Let A = (x,y) be any point in that rectangular plane. The length of the position vector p is $p = \sqrt{x^{2} + y^{2}}$
Therefore,
$E(p^{2}) = E(x^{2}+y^{2}) = E(x^{2})+E(y^{2})$ ...........(1)
Now, x and y are random variables distributed uniformly over (0,1) and (0,2) respectively.
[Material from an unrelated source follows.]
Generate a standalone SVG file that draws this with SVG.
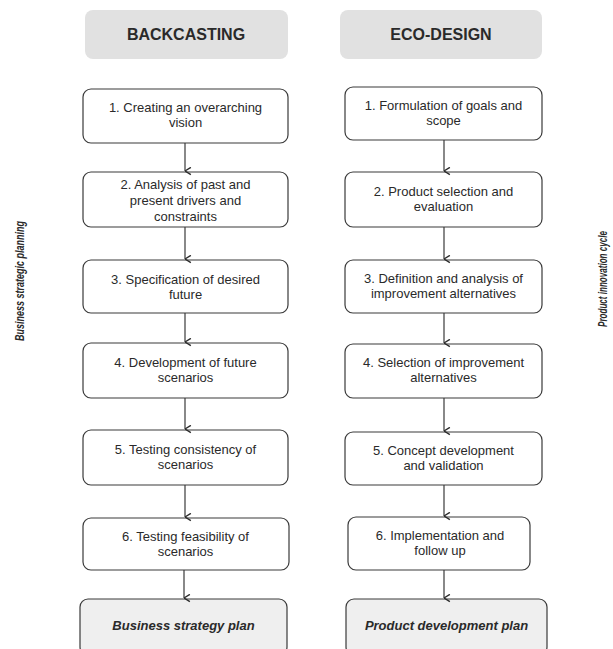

We know, that for a random variable X distributed uniformly over (a,b),
$E(X) = \frac{a+b}{2}$ and $Var(X) = \frac{(b-a)^{2}}{12}$
Also, for any random variable, in general, $Var(X) = E(X^{2}) - E(X)^{2}$
For the random variable x,
$E(x) = \frac{0+1}{2} = \frac{1}{2}$
$Var(x) = \frac{(1-0)^{2}}{12} = \frac{1}{12}$
$\therefore E(x^{2}) = Var(x) + E(x)^{2} = \frac{1}{12}+\frac{1}{4} = \frac{1}{3}$ ...........(2).
For the random variable y,
$E(y) = \frac{0+2}{2} = 1$
$Var(y) = \frac{(2-0)^{2}}{12} = \frac{1}{3}$
$\therefore E(y^{2}) = Var(x) + E(x)^{2} = \frac{1}{3}+1 = \frac{4}{3}$ ...........(3)
Using (2) and (3) in (1), we get:-
$E(p^{2}) = E(x^{2}) + E(y^{2}) = \frac{1}{3} + \frac{4}{3} = \frac{5}{3}$
Hence, the answer is D.